Not only are probation and parole additional forms of state control with onerous restrictions and obligations, but they also contribute to prison expansion. When probationers and parolees fail at the overwhelming list of limitations and demands placed on their behavior, they can be revoked to jail or prison — in the most extreme cases, for the entire original sentence. In forthcoming research, I show that 33% of jail inmates and 23% of prison inmates in the mid-2000s were on probation at the time of arrest. Roughly a quarter of these men and women were incarcerated for nothing more serious that violating supervision conditions (for things like failure to report, dirty drug tests, and nonpayment of fines and fees). Compared to probationers in the community, those revoked to jail or prison were disproportionately young men of color. The statistics are just as dire for failed parolees, who made up 12% of the jail population and 18% of prisoners, and for whom roughly one fifth were incarcerated for technical violations (excluding new arrests).

As some states start to scale back their prison populations, reformers increasingly are turning their attention to this hidden form of criminal justice control. From 2013 to 2016, a group of probation officers, sheriffs, corrections executives, prosecutors, judges, policy-makers, reformers, and academics convened through the Harvard Kennedy School’s Executive Session on Community Corrections.
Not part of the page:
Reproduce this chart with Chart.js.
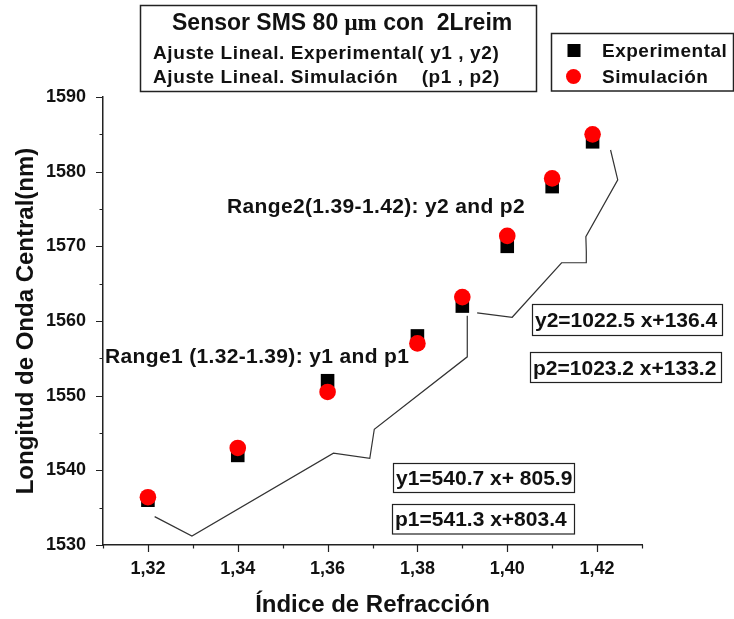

In an unusual development, the group was in such clear agreement about the direction needed for community corrections, they published a consensus document signed by the entire team. Drawing from the U.S.’s foundation principles and values — including life, liberty, and equality before the law — they call for a vision of community corrections that departs significantly from today’s practices. The paper lays out four bold principles to guide the future of community supervision, including:

1. To promote the well-being and safety of communities;

2. To use the capacity to arrest, discipline, and incarcerate parsimoniously;

3. To recognize the worth of justice-involved individuals; and

4. To promote the rule of law, respecting the human dignity of people under supervision and treating them as citizens in a democratic society.

To implement this new vision, the Executive Session members call for a number of paradigm shifts. Perhaps most importantly, the paper advocates moving from “mass supervision to focused supervision” — making probation and parole a targeted and strategic use of resources rather than default supervision status for a massive number of adults. The authors call for the end of probation for low-level offenses that never would have been punished 40 years ago with formal supervision. In addition, they propose a radical rethinking of how individuals are treated on community supervision, with a new emphasis on promoting success, providing meaningful assistance, and emphasizing dignity and respect.
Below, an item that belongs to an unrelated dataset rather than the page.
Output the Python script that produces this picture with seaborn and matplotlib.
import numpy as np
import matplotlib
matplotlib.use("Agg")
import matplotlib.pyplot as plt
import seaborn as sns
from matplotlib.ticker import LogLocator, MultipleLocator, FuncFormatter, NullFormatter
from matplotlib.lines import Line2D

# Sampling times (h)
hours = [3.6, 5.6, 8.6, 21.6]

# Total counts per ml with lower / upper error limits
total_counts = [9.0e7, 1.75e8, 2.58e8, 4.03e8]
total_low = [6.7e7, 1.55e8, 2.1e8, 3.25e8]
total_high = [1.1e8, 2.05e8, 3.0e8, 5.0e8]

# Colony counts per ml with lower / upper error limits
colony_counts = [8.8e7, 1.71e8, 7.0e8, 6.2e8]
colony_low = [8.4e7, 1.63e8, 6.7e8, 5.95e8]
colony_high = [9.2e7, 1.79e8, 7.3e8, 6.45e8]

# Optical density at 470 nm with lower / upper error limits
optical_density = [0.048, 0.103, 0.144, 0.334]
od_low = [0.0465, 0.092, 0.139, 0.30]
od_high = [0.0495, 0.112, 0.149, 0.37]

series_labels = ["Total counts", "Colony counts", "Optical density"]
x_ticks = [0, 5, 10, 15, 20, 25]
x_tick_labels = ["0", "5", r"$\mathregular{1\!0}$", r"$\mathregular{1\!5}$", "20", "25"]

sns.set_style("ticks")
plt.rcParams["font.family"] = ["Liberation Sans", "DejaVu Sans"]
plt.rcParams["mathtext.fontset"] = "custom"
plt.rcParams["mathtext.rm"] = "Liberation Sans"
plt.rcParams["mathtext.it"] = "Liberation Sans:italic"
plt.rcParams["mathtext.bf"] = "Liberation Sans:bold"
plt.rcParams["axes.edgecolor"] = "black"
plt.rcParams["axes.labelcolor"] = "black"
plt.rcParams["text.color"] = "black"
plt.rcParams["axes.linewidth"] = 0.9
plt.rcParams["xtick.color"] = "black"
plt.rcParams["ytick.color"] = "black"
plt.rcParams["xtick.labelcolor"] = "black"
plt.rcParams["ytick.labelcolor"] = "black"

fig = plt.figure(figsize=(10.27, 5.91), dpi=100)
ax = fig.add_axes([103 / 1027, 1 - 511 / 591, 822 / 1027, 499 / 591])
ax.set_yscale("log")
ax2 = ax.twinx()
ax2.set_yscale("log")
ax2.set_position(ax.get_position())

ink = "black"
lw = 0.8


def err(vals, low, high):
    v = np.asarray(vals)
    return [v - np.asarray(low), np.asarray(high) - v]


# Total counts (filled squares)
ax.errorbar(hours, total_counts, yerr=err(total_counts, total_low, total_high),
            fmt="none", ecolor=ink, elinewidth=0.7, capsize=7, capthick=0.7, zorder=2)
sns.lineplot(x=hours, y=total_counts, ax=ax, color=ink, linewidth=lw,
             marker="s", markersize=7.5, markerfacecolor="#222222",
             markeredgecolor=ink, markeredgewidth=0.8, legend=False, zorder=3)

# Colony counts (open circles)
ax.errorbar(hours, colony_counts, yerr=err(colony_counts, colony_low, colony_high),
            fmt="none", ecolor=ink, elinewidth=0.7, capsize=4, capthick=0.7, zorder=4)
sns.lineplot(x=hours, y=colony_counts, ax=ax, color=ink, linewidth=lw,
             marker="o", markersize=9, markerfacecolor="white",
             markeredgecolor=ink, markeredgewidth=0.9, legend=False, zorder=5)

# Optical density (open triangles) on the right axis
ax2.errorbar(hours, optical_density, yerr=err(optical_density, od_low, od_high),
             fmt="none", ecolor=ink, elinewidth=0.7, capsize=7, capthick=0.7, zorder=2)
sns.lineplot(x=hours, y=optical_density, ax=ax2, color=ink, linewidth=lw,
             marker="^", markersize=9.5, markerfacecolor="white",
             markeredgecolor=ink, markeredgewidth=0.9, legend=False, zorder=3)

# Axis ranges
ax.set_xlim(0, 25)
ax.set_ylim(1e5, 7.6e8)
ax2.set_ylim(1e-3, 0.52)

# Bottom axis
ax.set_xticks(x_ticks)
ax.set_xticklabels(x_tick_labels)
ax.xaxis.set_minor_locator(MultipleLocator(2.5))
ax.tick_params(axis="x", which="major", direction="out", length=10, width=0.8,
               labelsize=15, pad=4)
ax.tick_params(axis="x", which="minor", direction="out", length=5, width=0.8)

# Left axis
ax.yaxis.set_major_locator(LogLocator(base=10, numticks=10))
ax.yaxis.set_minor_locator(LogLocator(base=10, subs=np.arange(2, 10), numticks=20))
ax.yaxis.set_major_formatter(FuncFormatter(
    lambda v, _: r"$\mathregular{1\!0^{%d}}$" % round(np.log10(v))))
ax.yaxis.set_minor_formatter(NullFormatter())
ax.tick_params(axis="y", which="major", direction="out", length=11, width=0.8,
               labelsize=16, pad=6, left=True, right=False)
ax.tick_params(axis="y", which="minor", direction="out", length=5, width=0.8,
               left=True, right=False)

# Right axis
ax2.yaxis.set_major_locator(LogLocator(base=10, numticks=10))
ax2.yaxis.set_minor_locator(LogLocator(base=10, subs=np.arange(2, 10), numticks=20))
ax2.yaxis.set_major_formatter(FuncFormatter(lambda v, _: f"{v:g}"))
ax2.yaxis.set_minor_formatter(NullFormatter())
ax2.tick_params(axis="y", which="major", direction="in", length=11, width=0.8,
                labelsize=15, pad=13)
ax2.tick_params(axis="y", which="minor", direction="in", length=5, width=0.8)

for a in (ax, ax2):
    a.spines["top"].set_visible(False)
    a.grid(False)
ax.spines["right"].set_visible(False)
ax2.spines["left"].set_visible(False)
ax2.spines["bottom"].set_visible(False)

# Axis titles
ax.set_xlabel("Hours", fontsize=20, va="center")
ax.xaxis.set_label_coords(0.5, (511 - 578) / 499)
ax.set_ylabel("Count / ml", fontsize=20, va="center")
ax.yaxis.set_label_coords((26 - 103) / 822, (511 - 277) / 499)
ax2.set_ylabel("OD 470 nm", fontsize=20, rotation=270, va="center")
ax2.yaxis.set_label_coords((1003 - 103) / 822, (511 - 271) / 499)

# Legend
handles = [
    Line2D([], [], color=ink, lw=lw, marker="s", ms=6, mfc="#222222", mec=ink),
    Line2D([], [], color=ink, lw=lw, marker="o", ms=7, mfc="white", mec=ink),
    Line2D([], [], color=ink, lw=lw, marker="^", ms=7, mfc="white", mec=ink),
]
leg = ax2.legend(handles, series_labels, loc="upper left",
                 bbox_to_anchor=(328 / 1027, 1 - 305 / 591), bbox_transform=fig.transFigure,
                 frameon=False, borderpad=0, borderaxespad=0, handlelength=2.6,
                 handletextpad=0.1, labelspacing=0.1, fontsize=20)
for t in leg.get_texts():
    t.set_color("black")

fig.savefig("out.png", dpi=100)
While the brief consensus document leaves much to be worked out in terms of implementation — both at the level of legal changes necessary and the tougher work of changing the daily operations of prosecutors, judges, and probation and parole officers throughout the country — it is a notable accomplishment. Bringing community supervision out of the shadows and centered in criminal justice reform is critical if we are to dramatically reduce the scale of imprisonment without transferring those populations onto community supervision. In addition, such an upheaval of the justice system has the potential to bring real improvements to the lives of families in distressed communities, where criminal justice control has been far too extensive and repressive.